Short-term cash flow flexibility
A 0% purchase period can provide breathing room if your income timing is uneven but you know you'll have funds available within the promotional window.

What doesn't work well
If you plan to pay off every purchase in full each month anyway, a 0% offer adds no value. You'd get the same result—zero interest—with any card. Chasing a card for its 0% terms when you don't actually need to carry a balance is paying for a benefit you won't use.

The Critical Fine Print ⚠️

The promotional period ends. When 0% expires, the regular APR applies to any remaining balance. This can be notably higher than standard cards, so timing your payoff carefully matters.

Annual fees vary. Some cards with 0% offers charge annual fees; others don't. The fee needs to be weighed against your projected savings.

Late payments can kill the deal. Missing a payment often triggers an immediate end to the promotional rate, applying the full APR retroactively to your entire balance on some cards. Terms vary, so read the fine print.

Balance transfer fees aren't free. Expect to pay 3–5% of the transferred amount upfront. If you transfer $5,000, you might pay $150–$250 just to move the debt.

Credit approval isn't guaranteed. The offer is available to applicants who meet issuer criteria. Your actual approval and terms depend on your credit score, income, and credit history.

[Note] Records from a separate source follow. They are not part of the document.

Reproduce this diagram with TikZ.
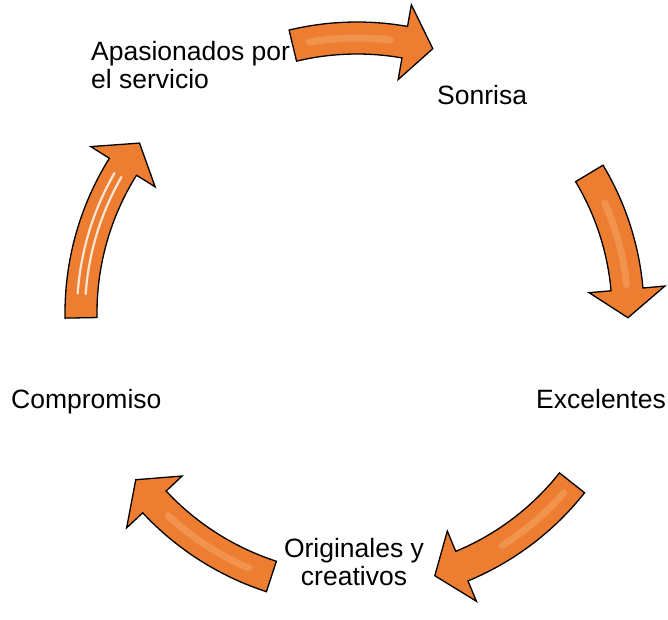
\documentclass[tikz,border=0pt]{standalone}
\usepackage{fontspec}
\setmainfont{Liberation Sans}
\definecolor{arrfill}{RGB}{237,125,49}
\definecolor{arrlight}{RGB}{248,178,120}
\newcommand\cycarrow[3]{%
  \pgfmathsetmacro\hb{#2+6}%
  \pgfmathsetmacro\ro{#3+16}\pgfmathsetmacro\ri{#3-16}%
  \pgfmathsetmacro\ho{#3+38}\pgfmathsetmacro\hi{#3-38}%
  \draw[arrowbody] ([shift={(#1:\ro)}]ctr) arc[start angle=#1, end angle=\hb, radius=\ro]
    -- ([shift={(\hb:\ho)}]ctr) -- ([shift={(#2:#3)}]ctr) -- ([shift={(\hb:\hi)}]ctr)
    -- ([shift={(\hb:\ri)}]ctr) arc[start angle=\hb, end angle=#1, radius=\ri] -- cycle;
}
\newcommand\cychigh[4]{% from angle, to angle, radius, style
  \draw[#4] ([shift={(#1:#3)}]ctr) arc[start angle=#1, end angle=#2, radius=#3];
}
\begin{document}
\begin{tikzpicture}[x=1pt,y=1pt,
  arrowbody/.style={fill=arrfill, draw=black, line width=1.3pt, line join=miter},
  lbl/.style={font=\fontsize{26.5}{28}\selectfont, inner sep=0pt, text=black},
  hlw/.style={draw=white, line width=2.2pt, line cap=round, opacity=0.8},
  hlo/.style={draw=arrlight, line width=7pt, line cap=round, opacity=0.4}]
\useasboundingbox (0,0) rectangle (668,-619);
\coordinate (ctr) at (357,-313);
% arrows
\cycarrow{103.5}{74}{275}
\cycarrow{31}{-1}{271}
\cycarrow{-38.3}{-73.5}{274}
\cycarrow{-108}{-143}{277}
\cycarrow{181}{142}{276}
% highlights
\cychigh{100}{83}{275}{hlo}
\cychigh{24}{6}{271}{hlo}
\cychigh{-41}{-58}{274}{hlo}
\cychigh{-113}{-133}{277}{hlo}
\cychigh{176}{150}{272}{hlw}
\cychigh{176}{150}{280}{hlw}
% labels
\node[lbl, anchor=base west, align=left] (apas) at (91,-88) {Apasionados por\\el servicio};
\node[lbl, anchor=base west] (sonr) at (437,-104) {Sonrisa};
\node[lbl, anchor=base west] (exce) at (536,-408) {Excelentes};
\node[lbl, anchor=base west] (comp) at (11,-408) {Compromiso};
\node[lbl, anchor=base, align=center] (orig) at (354,-585) {Originales y\\creativos};
\end{tikzpicture}
\end{document}
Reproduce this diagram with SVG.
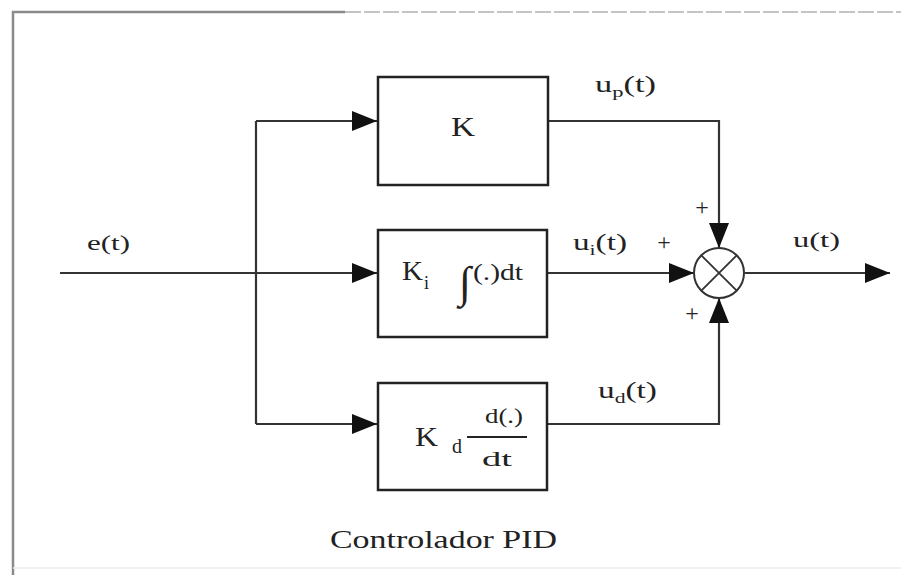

What You Need to Evaluate for Your Situation

Before applying, ask yourself:

  • How much debt (or planned spending) do you actually need to carry interest-free?
  • Can you realistically pay it off before the 0% period ends?
  • Does the annual fee (if any) make sense given your projected savings?
  • What's the regular APR after the promotional period, and could you afford it if you can't pay off the balance?
  • Are you applying for the card because you need the 0% terms, or because you think you should?

The difference between a smart financial move and an expensive mistake comes down to honest answers to those questions—not the appeal of the offer itself.